The entire ending of hyperspheres and shaping space completely lost me. Simak glosses over all of this and gives no real idea of the scale of these ideas. I couldn't visualize what he was getting at in any solid way. It all seemed like so much space magic in the end. Which, maybe, is all that it could be, given the giant scope of Simak's imagination at this point. I respect him for thinking big, but there's not enough there to support the bigness besides a magic hand waving and saying it's so.
Back to the semi-religiosity of Simak, I don't want to make TOO much of it. More than anything, I see an optimistic Western Humanism that was fashionable at that point in the 20th century. I'm thinking specifically of the memoir Wind, Sand, and Stars by Antoine de Saint-Exupéry that was published the same year that Engineers was serialized. And also of the ending of Chaplin's The Great Dictator, which was released the next year.
http://youtu.be/QcvjoWOwnn4
As for the Hellhounds, I didn't have a problem with their introduction and their use as a bogeyman. But, the resolution of that story thread is less than satisfactory, as I think that the entire end is a bit muddled and rushed.
As for the conversation with the last human, I guess it grated on me in the way it glossed over real difficulties. The last man's best philosophical guess is that we've all been dreamed up by an author like Simak? Quite right. I like how Simak uses this notion later to have Gary worry about all of the plot contrivances and then excuse them as the work of this dreaming god. Made me smile.
Philosophically and religiously, Simak has often struck me as falling into some sort of humanocentric pantheism (or maybe panentheism). Maybe I'm confusing my eastern religious ideas, but there's a definite Taoism going on. When the last man reveals the secrets of eternity, he can only explain this in terms of nothing being everything and everything being nothing. I am the eggman, they are the eggmen. I am the walrus, goo goo goo joob.
"So it is that existence and non-existence give birth the one to (the idea of) the other; that difficulty and ease produce the one (the idea of) the other; that length and shortness fashion out the one the figure of the other; that (the ideas of) height and lowness arise from the contrast of the one with the other; that the musical notes and
tones become harmonious through the relation of one with another; and that being before and behind give the idea of one following another." -from the Tao te ching
As Caroline understands the mystery of the Tao, it enables her to become as a god, shaping the universe at will.
The entire ending of hyperspheres and shaping space completely lost me.

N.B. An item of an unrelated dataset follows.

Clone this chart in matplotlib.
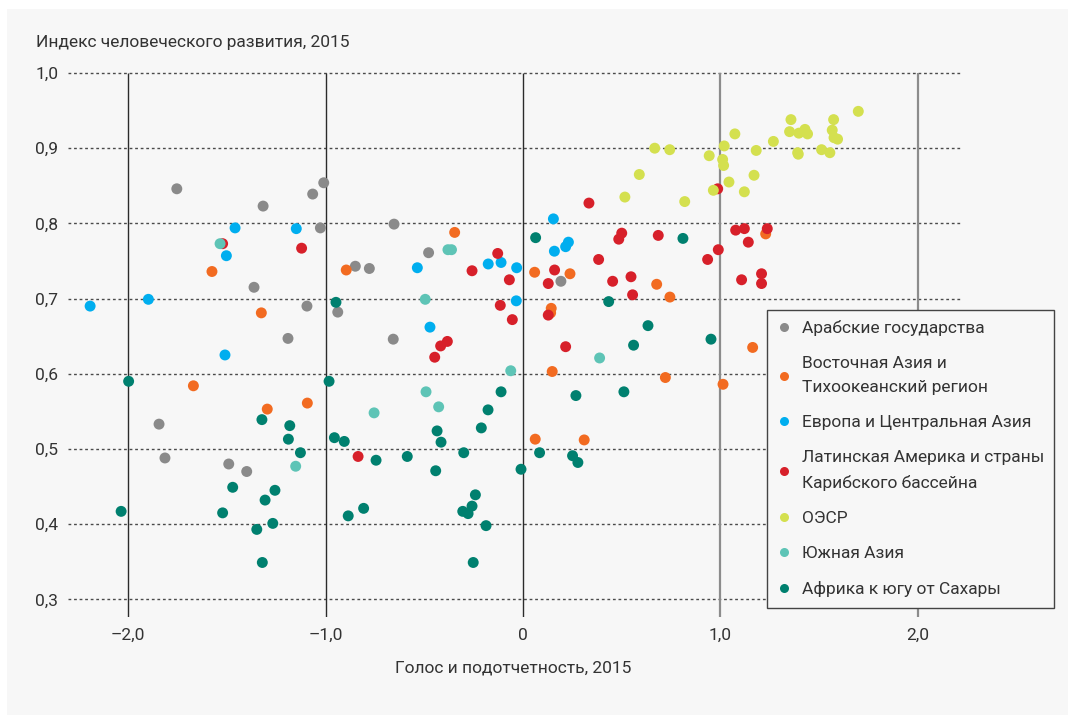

Simak glosses over all of this and gives no real idea of the scale of these ideas. I couldn't visualize what he was getting at in any solid way. It all seemed like so much space magic in the end. Which, maybe, is all that it could be, given the giant scope of Simak's imagination at this point. I respect him for thinking big, but there's not enough there to support the bigness besides a magic hand waving and saying it's so.
Back to the semi-religiosity of Simak, I don't want to make TOO much of it. More than anything, I see an optimistic Western Humanism that was fashionable at that point in the 20th century. I'm thinking specifically of the memoir Wind, Sand, and Stars by Antoine de Saint-Exupéry that was published the same year that Engineers was serialized. And also of the ending of Chaplin's The Great Dictator, which was released the next year.

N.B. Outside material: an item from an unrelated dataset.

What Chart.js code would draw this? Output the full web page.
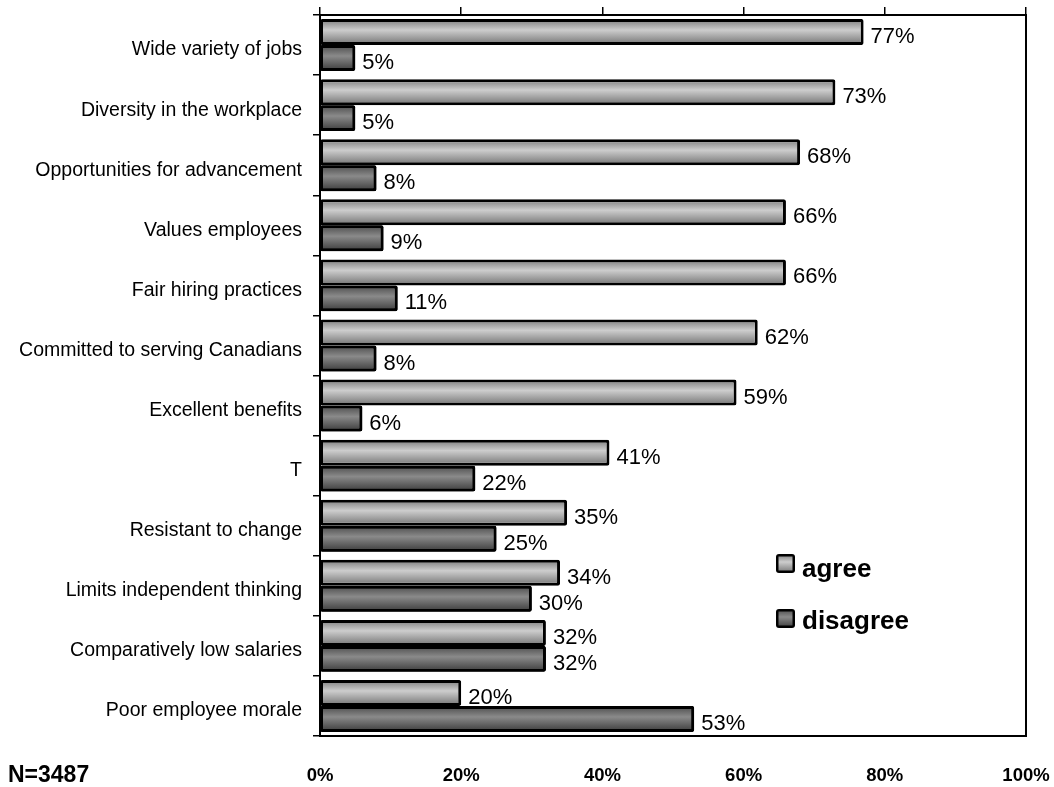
<!DOCTYPE html>
<html>
<head>
<meta charset="utf-8">
<script src="https://cdn.jsdelivr.net/npm/chart.js@4.4.1/dist/chart.umd.min.js"></script>
<style>
  html, body { margin: 0; padding: 0; background: #fff; }
  #wrap { width: 1054px; height: 787px; position: relative; }
</style>
</head>
<body>
<div id="wrap"><canvas id="chart" width="1054" height="787"></canvas></div>
<script>
const categories = [
  'Wide variety of jobs',
  'Diversity in the workplace',
  'Opportunities for advancement',
  'Values employees',
  'Fair hiring practices',
  'Committed to serving Canadians',
  'Excellent benefits',
  'T',
  'Resistant to change',
  'Limits independent thinking',
  'Comparatively low salaries',
  'Poor employee morale'
];
const agree = [77, 73, 68, 66, 66, 62, 59, 41, 35, 34, 32, 20];
const disagree = [5, 5, 8, 9, 11, 8, 6, 22, 25, 30, 32, 53];
const xTicks = [0, 20, 40, 60, 80, 100];
const sampleNote = 'N=3487';

const SANS = '"Liberation Sans", Arial, sans-serif';
const CAT_PCT = 0.865;

const agreeStops = [[0, '#7a7a7a'], [0.42, '#cdcdcd'], [1, '#727272']];
const disagreeStops = [[0, '#4a4a4a'], [0.42, '#8a8a8a'], [1, '#3a3a3a']];

// vertical shading for each bar, computed from the category scale
function barFill(stops) {
  return (ctx) => {
    const chart = ctx.chart;
    const ys = chart.scales.y;
    if (ctx.type !== 'data' || !ys || !chart.chartArea) return stops[1][1];
    const band = (ys.bottom - ys.top) / categories.length * CAT_PCT;
    const mid = ys.getPixelForValue(ctx.dataIndex);
    const top = ctx.datasetIndex === 0 ? mid - band / 2 : mid;
    const g = chart.ctx.createLinearGradient(0, top, 0, top + band / 2);
    stops.forEach(s => g.addColorStop(s[0], s[1]));
    return g;
  };
}

// fixed box sizes so the plot frame lands where it should
function fixBox(w, h) {
  return (s) => {
    if (w !== null) s.width = w;
    if (h !== null) s.height = h;
    s.paddingLeft = s.paddingRight = s.paddingTop = s.paddingBottom = 0;
  };
}

function swatch(ctx, x, y, size, stops) {
  const g = ctx.createLinearGradient(0, y, 0, y + size);
  stops.forEach(s => g.addColorStop(s[0], s[1]));
  ctx.fillStyle = '#000';
  ctx.beginPath();
  ctx.roundRect(x, y, size, size, 3);
  ctx.fill();
  ctx.fillStyle = g;
  ctx.fillRect(x + 2.5, y + 2.5, size - 5, size - 5);
}

const valueLabels = {
  id: 'valueLabels',
  afterDatasetsDraw(chart) {
    const ctx = chart.ctx;
    const drawLabels = (di) => {
      const meta = chart.getDatasetMeta(di);
      const values = chart.data.datasets[di].data;
      ctx.save();
      ctx.font = '22px ' + SANS;
      ctx.fillStyle = '#000';
      ctx.textAlign = 'left';
      ctx.textBaseline = 'middle';
      meta.data.forEach((bar, i) => {
        ctx.fillText(values[i] + '%', bar.x + 7, bar.y + 5);
      });
      ctx.restore();
    };
    drawLabels(0);
    // disagree bars sit on top of the agree labels
    chart.getDatasetMeta(1).controller.draw();
    drawLabels(1);

    // legend inside the plot
    ctx.save();
    ctx.textBaseline = 'middle';
    ctx.textAlign = 'left';
    swatch(ctx, 776, 554, 19, agreeStops);
    swatch(ctx, 776, 609, 19, disagreeStops);
    ctx.font = 'bold 26px ' + SANS;
    ctx.fillStyle = '#000';
    ctx.fillText(chart.data.datasets[0].label, 802, 570);
    ctx.fillText(chart.data.datasets[1].label, 802, 622);
    // sample size
    ctx.font = 'bold 23px ' + SANS;
    ctx.fillText(sampleNote, 8, 776);
    ctx.restore();
  }
};

new Chart(document.getElementById('chart'), {
  type: 'bar',
  data: {
    labels: categories,
    datasets: [
      {
        label: 'agree',
        data: agree,
        backgroundColor: barFill(agreeStops),
        borderColor: '#000',
        borderWidth: 3,
        borderSkipped: false,
        borderRadius: 2,
        categoryPercentage: CAT_PCT,
        barPercentage: 1
      },
      {
        label: 'disagree',
        data: disagree,
        backgroundColor: barFill(disagreeStops),
        borderColor: '#000',
        borderWidth: 3,
        borderSkipped: false,
        borderRadius: 2,
        categoryPercentage: CAT_PCT,
        barPercentage: 1
      }
    ]
  },
  options: {
    indexAxis: 'y',
    responsive: false,
    animation: false,
    events: [],
    layout: { padding: 0 },
    plugins: {
      legend: { display: false },
      tooltip: { enabled: false }
    },
    scales: {
      x: {
        position: 'bottom',
        min: 0,
        max: 100,
        afterBuildTicks: (s) => { s.ticks = xTicks.map(v => ({ value: v })); },
        afterFit: fixBox(null, 51),
        grid: { display: false },
        border: { display: true, color: '#000', width: 2 },
        ticks: {
          color: '#000',
          padding: 21,
          maxRotation: 0,
          font: { family: SANS, size: 18.5, weight: 'bold' },
          callback: (v) => v + '%'
        }
      },
      xTop: {
        position: 'top',
        type: 'linear',
        min: 0,
        max: 100,
        afterBuildTicks: (s) => { s.ticks = xTicks.map(v => ({ value: v })); },
        afterFit: fixBox(null, 15),
        grid: { drawOnChartArea: false, color: '#000', lineWidth: 1.5, tickLength: 8 },
        border: { display: true, color: '#000', width: 2 },
        ticks: { display: false }
      },
      y: {
        position: 'left',
        afterFit: fixBox(320, null),
        grid: { offset: true, drawOnChartArea: false, color: '#000', lineWidth: 1.5, tickLength: 7 },
        border: { display: true, color: '#000', width: 2 },
        ticks: {
          color: '#000',
          padding: 11,
          labelOffset: 5,
          font: { family: SANS, size: 19.5 }
        }
      },
      yRight: {
        position: 'right',
        type: 'linear',
        min: 0,
        max: 1,
        afterFit: fixBox(28, null),
        grid: { display: false },
        border: { display: true, color: '#000', width: 2 },
        ticks: { display: false }
      }
    }
  },
  plugins: [valueLabels]
});
</script>
</body>
</html>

http://youtu.be/QcvjoWOwnn4
As for the Hellhounds, I didn't have a problem with their introduction and their use as a bogeyman. But, the resolution of that story thread is less than satisfactory, as I think that the entire end is a bit muddled and rushed.
I do like that Simak is *cautiously* optimistic about space travel and space colonization. He sets it WAAAAYY out there in the future.

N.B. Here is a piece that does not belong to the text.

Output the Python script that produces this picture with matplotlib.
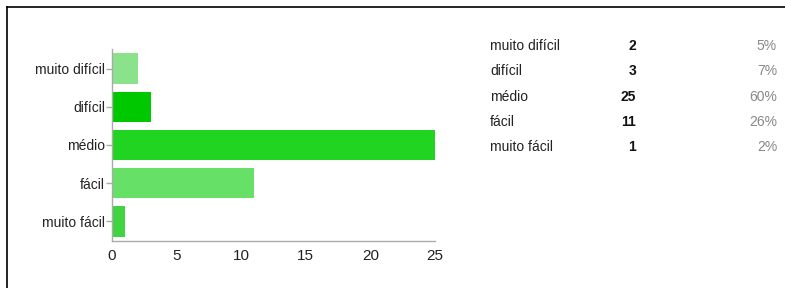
import matplotlib.pyplot as plt
from matplotlib.lines import Line2D

# dados da pesquisa
categorias = ['muito difícil', 'difícil', 'médio', 'fácil', 'muito fácil']
respostas = [2, 3, 25, 11, 1]
percentuais = ['5%', '7%', '60%', '26%', '2%']
cores = ['#8ae28a', '#00c800', '#22d422', '#66e066', '#40d440']
ticks_x = [0, 5, 10, 15, 20, 25]

W, H = 785, 288
fig = plt.figure(figsize=(W / 100, H / 100), dpi=100)
plt.rcParams['font.family'] = ['Liberation Sans', 'DejaVu Sans']

ax = fig.add_axes([112 / W, 47.5 / H, 323 / W, 191 / H])
pos = list(range(len(categorias)))
ax.barh(pos, respostas, height=0.8, color=cores, edgecolor='none')
ax.set_ylim(len(categorias) - 0.5, -0.5)
ax.set_xlim(0, 25)
ax.set_yticks(pos)
ax.set_yticklabels(categorias, fontsize=10, color='#222222')
ax.set_xticks(ticks_x)
ax.set_xticklabels([str(t) for t in ticks_x], fontsize=11, color='#222222')
for s in ['top', 'right']:
    ax.spines[s].set_visible(False)
for s in ['left', 'bottom']:
    ax.spines[s].set_color('#aaaaaa')
    ax.spines[s].set_linewidth(1)
ax.tick_params(axis='y', length=4, width=1, color='#aaaaaa', pad=1)
ax.tick_params(axis='x', length=0, pad=6)

# tabela ao lado
y0, dy = 46, 25.3
for i, (c, r, p) in enumerate(zip(categorias, respostas, percentuais)):
    y = 1 - (y0 + i * dy) / H
    fig.text(490 / W, y, c, fontsize=10, color='#222222', va='center', ha='left')
    fig.text(636 / W, y, str(r), fontsize=10, color='#111111', fontweight='bold',
             va='center', ha='right')
    fig.text(777 / W, y, p, fontsize=10, color='#888888', va='center', ha='right')

# moldura (só topo e esquerda)
fig.add_artist(Line2D([7 / W, 1], [1 - 7 / H, 1 - 7 / H], color='black', lw=1.2,
                      transform=fig.transFigure))
fig.add_artist(Line2D([7 / W, 7 / W], [0, 1 - 7 / H], color='black', lw=1.2,
                      transform=fig.transFigure))

fig.savefig('out.png', dpi=100)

I often think of Wendell Berry's caution on space colonization:
"humans are destructive in proportion to their supposition of abundance; if they are faced with an infinite abundance, then they will become infinitely destructive."
http://www.nss.org/settlement/nasa/Co...
I often think of Wendell Berry's caution on space colonization:
"humans are destructive in proportion to their supposition of abundance; if they are faced with an infinite abundance, then they will become infinitely destructive."
http://www.nss.org/settlement/nasa/Co...


I was, though, disappointed by the silly time travel into a potential future, then the crazy duel game thought up by the Goblin King.
It was interesting that genocide of the Hellhounds was debated for about two lines, then agreed as an absolute moral good. Let's kill those buggers.
I kinda saw the end twist coming (maybe BSG ripped off Simak, too, no?) and didn't really care. The timespans at work here are ridiculously vague and hard to care about.
I wish I had access to Damon Knight's full review. Wikipedia tells me that Knight thought of Cosmic Engineers as "a pot-boiler [which] should have been left interred" and noted that the 70th-century's inhabitants "talk, think, and act exactly like middle-class, middle-intellect 1930s Americans."
I definitely enjoyed reading Cosmic Engineers, but more so as an introduction to themes that Simak would develop more fully later in his career than as a great work on its own.